What do we know about St. John the Baptist?
Question:
What do we know about St. John the Baptist?
Answer:
We know quite a lot about John the Baptist from the Gospels and other historical sources. John was the son of Zechariah and Elizabeth through a graced post-menopausal conception (Luke 1). John would have been raised with an intimate knowledge of Jewish doctrine and religious practice, due to his father being a Levite priest. Elizabeth is a “kinswoman” of Mary. While not in the same nuclear family, the two were close enough that Mary would journey to spend several months with Elizabeth during her pregnancy. We don’t know how close John and Jesus were as children, but they certainly knew of one another as cousins.

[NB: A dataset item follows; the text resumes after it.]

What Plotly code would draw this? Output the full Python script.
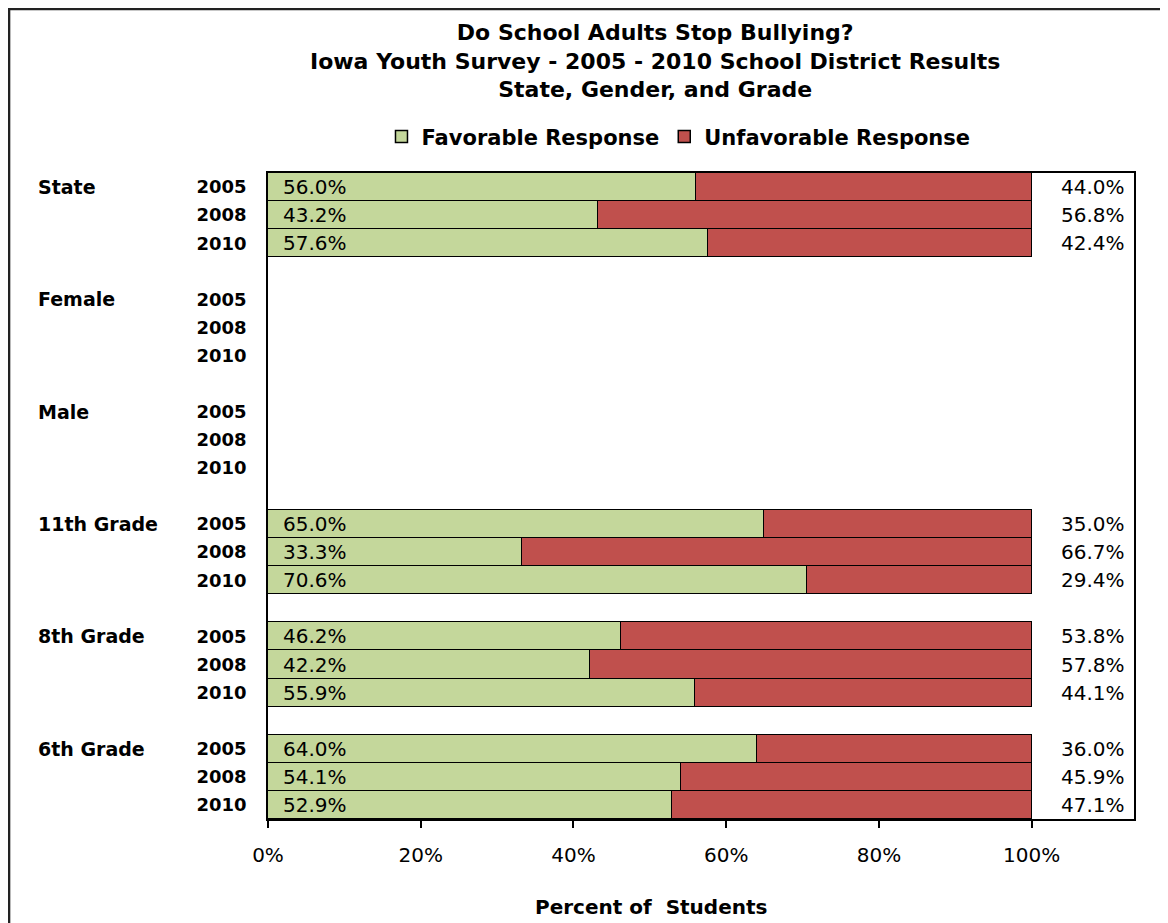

Luke 3 tells us he began his ministry in “the fifteenth year of the reign of Tiberias Caesar,” roughly 29 A.D. He lived as a hermit with clear ascetic practices, such as rough clothing and a simple vegetarian diet. Despite his remoteness, John’s ministry was prophetic. People came from across the region to be baptized in water as a sign of repentance. John, however, continually pointed beyond himself to the one who was to come: Jesus Christ. John the Baptist’s call to repentance extended to the rules of his day. John critiqued the local rulers, Herod Antipas and his wife Herodias. Previously, Herodias had been married to Antipas’ brother, Herod Philip, but had betrayed him, left him, and married his more powerful brother. John was arrested for the slight and was eventually executed (Mark 6). This martyrdom prophetically anticipates the trials that awaited Christ and his followers. In life and death, John the Baptist served as the herald of the Messiah.